Why construction ERP continuity requires a different disaster recovery strategy
Construction businesses operate with a risk profile that is materially different from standard back-office ERP environments. Project accounting, subcontractor billing, procurement, equipment tracking, payroll timing, retention management, and field-driven approvals create operational dependencies that cannot tolerate prolonged ERP disruption. When Odoo supports these workflows, disaster recovery is not simply an infrastructure safeguard; it becomes a continuity control for revenue recognition, site execution, compliance, and cash flow. In Azure, the right disaster recovery design must align application architecture, data protection, network resilience, identity governance, and recovery automation into a single operating model.
For SysGenPro, the strategic question is not whether an organization should implement Odoo cloud hosting with disaster recovery, but what recovery posture is appropriate for its construction operating model. A regional contractor with a few legal entities may accept a warm standby design with controlled failover. A multi-country construction group running shared services, centralized procurement, and project controls may require a more mature Odoo cloud infrastructure pattern with high availability in the primary region and orchestrated disaster recovery in a secondary Azure region. The architecture decision should be driven by recovery time objective, recovery point objective, regulatory obligations, and the operational cost of downtime.
The Azure reference architecture for resilient Odoo construction ERP
A resilient Azure design for construction ERP continuity typically starts with containerized Odoo services using Docker, orchestrated either through Kubernetes for larger estates or through a simpler managed container pattern for smaller environments. For enterprise-grade Odoo SaaS hosting and managed ERP hosting, Kubernetes provides stronger workload scheduling, rolling deployment control, node resilience, and policy-based operations. In this model, Odoo application containers run behind Traefik as the ingress and routing layer, PostgreSQL remains the system of record, Redis supports caching and queue efficiency, and cloud object storage is used for attachments, backups, and recovery artifacts.

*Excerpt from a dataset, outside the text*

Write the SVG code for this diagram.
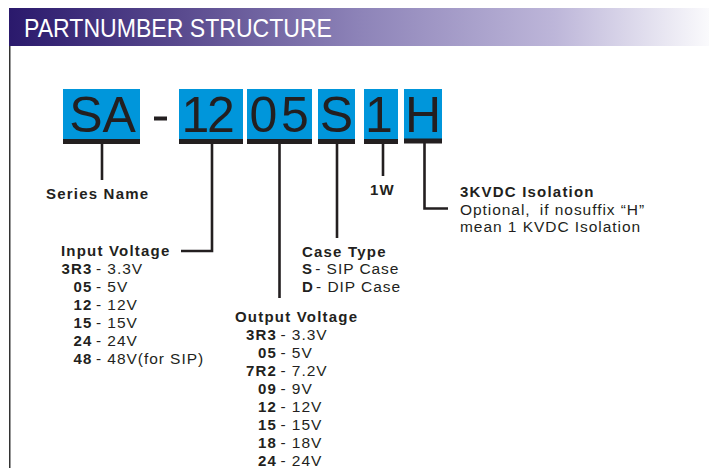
<svg xmlns="http://www.w3.org/2000/svg" width="709" height="468" viewBox="0 0 709 468">
  <defs>
    <linearGradient id="hdr" x1="0" y1="0" x2="1" y2="0">
      <stop offset="0" stop-color="#2a196c"/>
      <stop offset="0.25" stop-color="#5a4b8f"/>
      <stop offset="0.5" stop-color="#8d83b8"/>
      <stop offset="0.78" stop-color="#bdb6d9"/>
      <stop offset="1" stop-color="#fafafc"/>
    </linearGradient>
    <style>
      .box { fill: #0096db; }
      .bar { fill: #231f20; }
      .big { font-family: "Liberation Sans", Arial, sans-serif; font-size: 50px; fill: #231f20; text-anchor: middle; }
      .b { font-family: "Liberation Sans", Arial, sans-serif; font-size: 15px; font-weight: bold; fill: #231f20; letter-spacing: 1.2px; }
      .r { font-family: "Liberation Sans", Arial, sans-serif; font-size: 15.5px; fill: #231f20; letter-spacing: 0.95px; }
      .end { text-anchor: end; }
      .conn { fill: none; stroke: #231f20; stroke-width: 2.6; }
    </style>
  </defs>
  <rect width="709" height="468" fill="#ffffff"/>

  <g id="header">
    <rect x="9" y="8" width="700" height="38" fill="url(#hdr)"/>
    <text x="24" y="37" font-family="'Liberation Sans', Arial, sans-serif" font-size="25" fill="#ffffff" textLength="308" lengthAdjust="spacingAndGlyphs">PARTNUMBER STRUCTURE</text>
    <line x1="9.75" y1="46" x2="9.75" y2="468" stroke="#333333" stroke-width="1.5"/>
  </g>

  <g id="code-SA">
    <rect class="box" x="63" y="89" width="77" height="50"/>
    <rect class="bar" x="63" y="139" width="77" height="5"/>
    <text class="big" x="102.5" y="132">SA</text>
  </g>
  <g id="dash">
    <rect class="bar" x="154" y="116.5" width="13" height="4"/>
  </g>
  <g id="code-12">
    <rect class="box" x="179" y="89" width="64" height="50"/>
    <rect class="bar" x="179" y="139" width="64" height="5"/>
    <text class="big" x="195.5" y="132">1</text>
    <text class="big" x="221" y="132">2</text>
  </g>
  <g id="code-05">
    <rect class="box" x="247" y="89" width="65" height="50"/>
    <rect class="bar" x="247" y="139" width="65" height="5"/>
    <text class="big" x="263.5" y="132">0</text>
    <text class="big" x="295" y="132">5</text>
  </g>
  <g id="code-S">
    <rect class="box" x="318" y="89" width="37" height="50"/>
    <rect class="bar" x="318" y="139" width="37" height="5"/>
    <text class="big" x="336.5" y="132">S</text>
  </g>
  <g id="code-1">
    <rect class="box" x="364" y="89" width="34" height="50"/>
    <rect class="bar" x="364" y="139" width="34" height="5"/>
    <text class="big" x="379" y="132">1</text>
  </g>
  <g id="code-H">
    <rect class="box" x="404" y="89" width="38" height="50"/>
    <rect class="bar" x="404" y="138.5" width="38" height="5"/>
    <text class="big" x="423" y="132">H</text>
  </g>

  <g id="connectors">
    <path class="conn" d="M102 144 V180"/>
    <path class="conn" d="M212 144 V251 H181"/>
    <path class="conn" d="M279.5 144 V298"/>
    <path class="conn" d="M337 144 V238"/>
    <path class="conn" d="M383 144 V176"/>
    <path class="conn" d="M424.5 143 V208.5 H448"/>
  </g>

  <g id="label-series">
    <text class="b" x="46" y="199">Series Name</text>
  </g>

  <g id="label-power">
    <text class="b" x="370" y="195">1W</text>
  </g>

  <g id="label-isolation">
    <text class="b" x="460" y="197">3KVDC Isolation</text>
    <text class="r" x="460" y="215">Optional,<tspan dx="4"> if nosuffix “H”</tspan></text>
    <text class="r" x="460" y="232">mean 1 KVDC Isolation</text>
  </g>

  <g id="label-input">
    <text class="b" x="61" y="256">Input Voltage</text>
    <text class="b end" x="92.5" y="274">3R3</text><text class="r" x="96" y="274">- 3.3V</text>
    <text class="b end" x="92.5" y="292">05</text><text class="r" x="96" y="292">- 5V</text>
    <text class="b end" x="92.5" y="310">12</text><text class="r" x="96" y="310">- 12V</text>
    <text class="b end" x="92.5" y="328">15</text><text class="r" x="96" y="328">- 15V</text>
    <text class="b end" x="92.5" y="346">24</text><text class="r" x="96" y="346">- 24V</text>
    <text class="b end" x="92.5" y="364">48</text><text class="r" x="96" y="364">- 48V(for SIP)</text>
  </g>

  <g id="label-case">
    <text class="b" x="302" y="257">Case Type</text>
    <text x="302" y="274"><tspan class="b">S</tspan><tspan class="r" dx="2">- SIP Case</tspan></text>
    <text x="302" y="292"><tspan class="b">D</tspan><tspan class="r" dx="2">- DIP Case</tspan></text>
  </g>

  <g id="label-output">
    <text class="b" x="235" y="322">Output Voltage</text>
    <text class="b end" x="277" y="340">3R3</text><text class="r" x="280.5" y="340">- 3.3V</text>
    <text class="b end" x="277" y="358">05</text><text class="r" x="280.5" y="358">- 5V</text>
    <text class="b end" x="277" y="376">7R2</text><text class="r" x="280.5" y="376">- 7.2V</text>
    <text class="b end" x="277" y="394">09</text><text class="r" x="280.5" y="394">- 9V</text>
    <text class="b end" x="277" y="412">12</text><text class="r" x="280.5" y="412">- 12V</text>
    <text class="b end" x="277" y="430">15</text><text class="r" x="280.5" y="430">- 15V</text>
    <text class="b end" x="277" y="448">18</text><text class="r" x="280.5" y="448">- 18V</text>
    <text class="b end" x="277" y="466">24</text><text class="r" x="280.5" y="466">- 24V</text>
  </g>
</svg>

The primary Azure region should host the production stack with zone-aware design where feasible. The secondary region should maintain a disaster recovery footprint sized according to the target recovery model. For some organizations, this means replicated data services and pre-provisioned networking with application capacity activated during failover. For others, especially those pursuing stricter continuity requirements, it means a warm environment with synchronized configuration, validated images, replicated object storage, and tested database recovery procedures. The objective is to avoid rebuilding the platform under pressure. Recovery should be an orchestrated transition, not an improvised infrastructure project.
Multi-tenant versus dedicated architecture in construction ERP recovery planning
One of the most important executive decisions in Odoo managed hosting is whether disaster recovery should support a multi-tenant platform model or a dedicated environment model. Multi-tenant Odoo cloud hosting can be highly efficient for groups managing multiple subsidiaries, franchise-like operating units, or standardized business entities with similar process requirements. It reduces duplicated infrastructure, centralizes observability, and simplifies platform engineering. However, in disaster recovery terms, multi-tenancy introduces blast-radius considerations. A configuration issue, shared database contention pattern, or platform-level incident can affect multiple business units simultaneously unless tenancy isolation is carefully designed.
Dedicated architecture is often better suited to construction firms with strict client segregation, custom integrations, sensitive payroll boundaries, or materially different project accounting models across entities. It generally increases infrastructure cost, but it improves isolation, simplifies recovery prioritization, and can reduce governance complexity. In Azure disaster recovery planning, the right answer is often a hybrid model: shared platform services for standardized workloads, with dedicated production and recovery stacks for high-risk or high-value entities. This gives SysGenPro a practical way to balance Odoo multi-tenant hosting efficiency with enterprise-grade resilience.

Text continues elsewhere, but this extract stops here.